DIRECTIVE - Print the lines of the listing below verbatim from its first line through the line bearing "conc_1105 = [0, 0, 0]". Any pictures are to be omitted.
— start of DATA FOR THIS TASK —
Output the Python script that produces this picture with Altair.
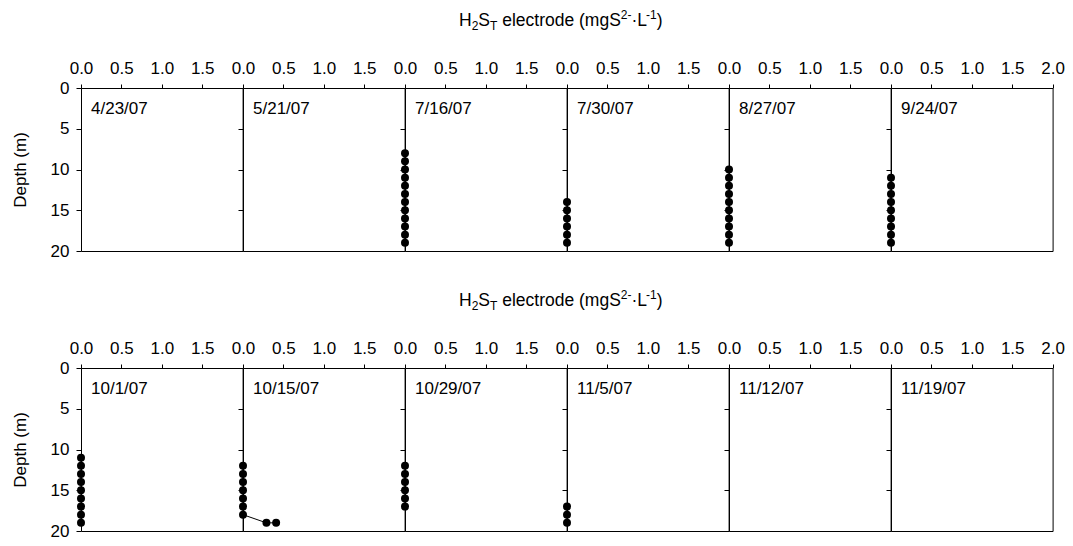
import altair as alt
import pandas as pd

FONT = "Liberation Sans"

row1_dates = ["4/23/07", "5/21/07", "7/16/07", "7/30/07", "8/27/07", "9/24/07"]
row2_dates = ["10/1/07", "10/15/07", "10/29/07", "11/5/07", "11/12/07", "11/19/07"]

# depth (m) and H2S_T electrode (mgS2-/L) per sampling date
depth_0716 = [8, 9, 10, 11, 12, 13, 14, 15, 16, 17, 18, 19]
conc_0716 = [0, 0, 0, 0, 0, 0, 0, 0, 0, 0, 0, 0]
depth_0730 = [14, 15, 16, 17, 18, 19]
conc_0730 = [0, 0, 0, 0, 0, 0]
depth_0827 = [10, 11, 12, 13, 14, 15, 16, 17, 18, 19]
conc_0827 = [0, 0, 0, 0, 0, 0, 0, 0, 0, 0]
depth_0924 = [11, 12, 13, 14, 15, 16, 17, 18, 19]
conc_0924 = [0, 0, 0, 0, 0, 0, 0, 0, 0]
depth_1001 = [11, 12, 13, 14, 15, 16, 17, 18, 19]
conc_1001 = [0, 0, 0, 0, 0, 0, 0, 0, 0]
depth_1015 = [12, 13, 14, 15, 16, 17, 18, 19, 19]
conc_1015 = [0, 0, 0, 0, 0, 0, 0, 0.29, 0.41]
depth_1029 = [12, 13, 14, 15, 16, 17]
conc_1029 = [0, 0, 0, 0, 0, 0]
depth_1105 = [17, 18, 19]
conc_1105 = [0, 0, 0]

profiles = {
    "7/16/07": (depth_0716, conc_0716),
    "7/30/07": (depth_0730, conc_0730),
    "8/27/07": (depth_0827, conc_0827),
    "9/24/07": (depth_0924, conc_0924),
    "10/1/07": (depth_1001, conc_1001),
    "10/15/07": (depth_1015, conc_1015),
    "10/29/07": (depth_1029, conc_1029),
    "11/5/07": (depth_1105, conc_1105),
}

x_ticks = [0.0, 0.5, 1.0, 1.5]
x_ticks_last = [0.0, 0.5, 1.0, 1.5, 2.0]
y_ticks = [0, 5, 10, 15, 20]

rows = []
for date, (ds, cs) in profiles.items():
    for k, (d, c) in enumerate(zip(ds, cs)):
        rows.append({"date": date, "depth": d, "conc": c, "seq": k})
df = pd.DataFrame(rows)

W = 161.6
H = 163
FS = 17

# approximate Arial / Liberation Sans advance widths (per 1000 em)
ADV = {"H": 722, "S": 667, "T": 611, "L": 556, " ": 278, "e": 556, "l": 222,
       "c": 500, "t": 278, "r": 333, "o": 556, "d": 556, "(": 333, ")": 333,
       "m": 833, "g": 556, "2": 556, "1": 556, "-": 333, "·": 278}

title_pieces = [("H", "n"), ("2", "sub"), ("S", "n"), ("T", "sub"),
                (" electrode (mgS", "n"), ("2-", "sup"), ("·L", "n"),
                ("-1", "sup"), (")", "n")]
TFS = 17.5
SFS = 12


def text_width(s, size):
    return sum(ADV.get(ch, 556) for ch in s) * size / 1000.0


def title_layers(center_x, base_y):
    total = sum(text_width(s, TFS if k == "n" else SFS) for s, k in title_pieces)
    x = center_x - total / 2
    out = []
    for s, k in title_pieces:
        size = TFS if k == "n" else SFS
        dy = 0 if k == "n" else (4 if k == "sub" else -7)
        shown = s.lstrip(" ")
        lead = text_width(s[: len(s) - len(shown)], size)
        out.append(
            alt.Chart(pd.DataFrame({"t": [shown]}))
            .mark_text(align="left", baseline="alphabetic", font=FONT, fontSize=size, color="black")
            .encode(x=alt.value(x + lead), y=alt.value(base_y + dy), text="t:N")
        )
        x += text_width(s, size)
    return out


def panel(date, idx):
    last = idx == 5
    xaxis = alt.Axis(orient="top", values=x_ticks_last if last else x_ticks, format=".1f",
                     title=None, domain=False, tickSize=4, tickColor="black",
                     labelPadding=7, labelFlush=False, labelOverlap=False, grid=False,
                     labelFont=FONT, labelFontSize=FS, labelColor="black")
    if idx == 0:
        yaxis = alt.Axis(values=y_ticks, title="Depth (m)", domain=False, tickSize=5,
                         tickColor="black", labelPadding=7, titlePadding=21, grid=False,
                         labelFont=FONT, labelFontSize=FS, labelColor="black",
                         titleFont=FONT, titleFontSize=FS, titleFontWeight="normal",
                         titleColor="black")
    else:
        yaxis = alt.Axis(values=y_ticks, title=None, labels=False, domain=False, tickSize=5,
                         tickColor="black", grid=False)
    x = alt.X("conc:Q", scale=alt.Scale(domain=[0, 2], nice=False), axis=xaxis)
    y = alt.Y("depth:Q", scale=alt.Scale(domain=[0, 20], reverse=True, nice=False), axis=yaxis)
    base = alt.Chart(df).transform_filter(alt.datum.date == date)
    line = base.mark_line(color="black", strokeWidth=1).encode(x=x, y=y, order="seq:Q")
    dots = base.mark_circle(color="black", opacity=1, size=64).encode(x=x, y=y)
    lab = (
        alt.Chart(pd.DataFrame({"t": [date]}))
        .mark_text(align="left", baseline="middle", font=FONT, fontSize=FS, color="black")
        .encode(x=alt.value(10), y=alt.value(21), text="t:N")
    )
    layers = [line, dots, lab]
    if idx == 0:
        layers += title_layers(3 * W - 5, -62)
    return alt.layer(*layers).properties(width=W, height=H)


panels = [panel(d, i) for i, d in enumerate(row1_dates)] + \
         [panel(d, i) for i, d in enumerate(row2_dates)]

chart = (
    alt.concat(*panels, columns=6, spacing={"row": 117, "column": 0}, bounds="flush")
    .properties(padding={"left": 10, "top": 8, "right": 5, "bottom": 5},
                background="white")
    .configure_view(stroke="black", strokeWidth=1)
)

chart.save("out.html", embed_options={"renderer": "svg", "actions": False})
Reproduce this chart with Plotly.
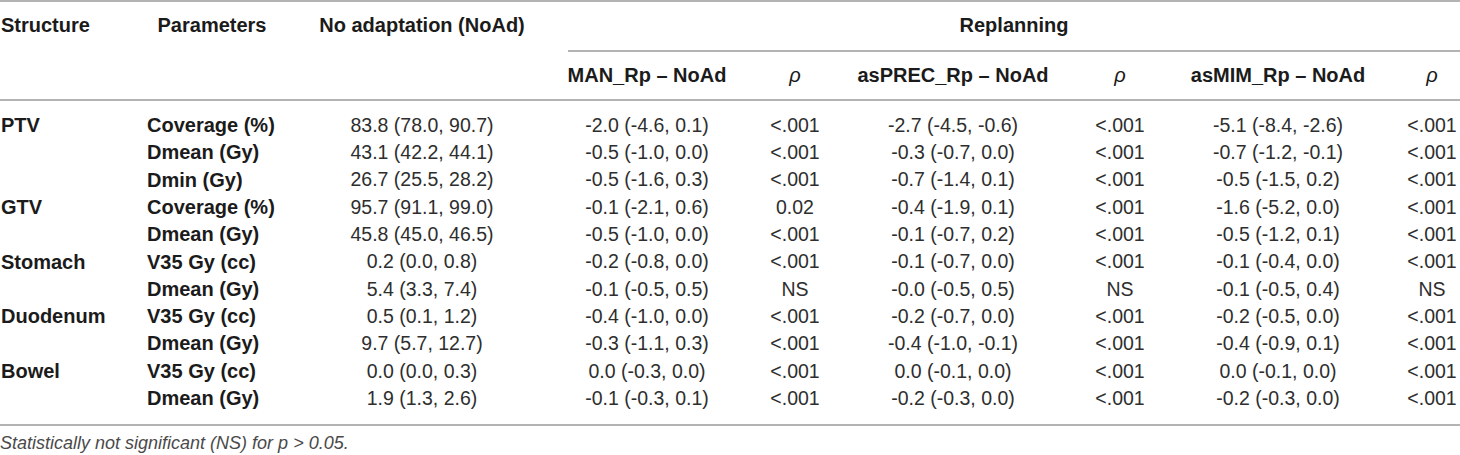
— end of DATA FOR THIS TASK —
RESPONSE BELOW -
Output the Python script that produces this picture with Altair.
import altair as alt
import pandas as pd

FONT = "Liberation Sans"

row1_dates = ["4/23/07", "5/21/07", "7/16/07", "7/30/07", "8/27/07", "9/24/07"]
row2_dates = ["10/1/07", "10/15/07", "10/29/07", "11/5/07", "11/12/07", "11/19/07"]

# depth (m) and H2S_T electrode (mgS2-/L) per sampling date
depth_0716 = [8, 9, 10, 11, 12, 13, 14, 15, 16, 17, 18, 19]
conc_0716 = [0, 0, 0, 0, 0, 0, 0, 0, 0, 0, 0, 0]
depth_0730 = [14, 15, 16, 17, 18, 19]
conc_0730 = [0, 0, 0, 0, 0, 0]
depth_0827 = [10, 11, 12, 13, 14, 15, 16, 17, 18, 19]
conc_0827 = [0, 0, 0, 0, 0, 0, 0, 0, 0, 0]
depth_0924 = [11, 12, 13, 14, 15, 16, 17, 18, 19]
conc_0924 = [0, 0, 0, 0, 0, 0, 0, 0, 0]
depth_1001 = [11, 12, 13, 14, 15, 16, 17, 18, 19]
conc_1001 = [0, 0, 0, 0, 0, 0, 0, 0, 0]
depth_1015 = [12, 13, 14, 15, 16, 17, 18, 19, 19]
conc_1015 = [0, 0, 0, 0, 0, 0, 0, 0.29, 0.41]
depth_1029 = [12, 13, 14, 15, 16, 17]
conc_1029 = [0, 0, 0, 0, 0, 0]
depth_1105 = [17, 18, 19]
conc_1105 = [0, 0, 0]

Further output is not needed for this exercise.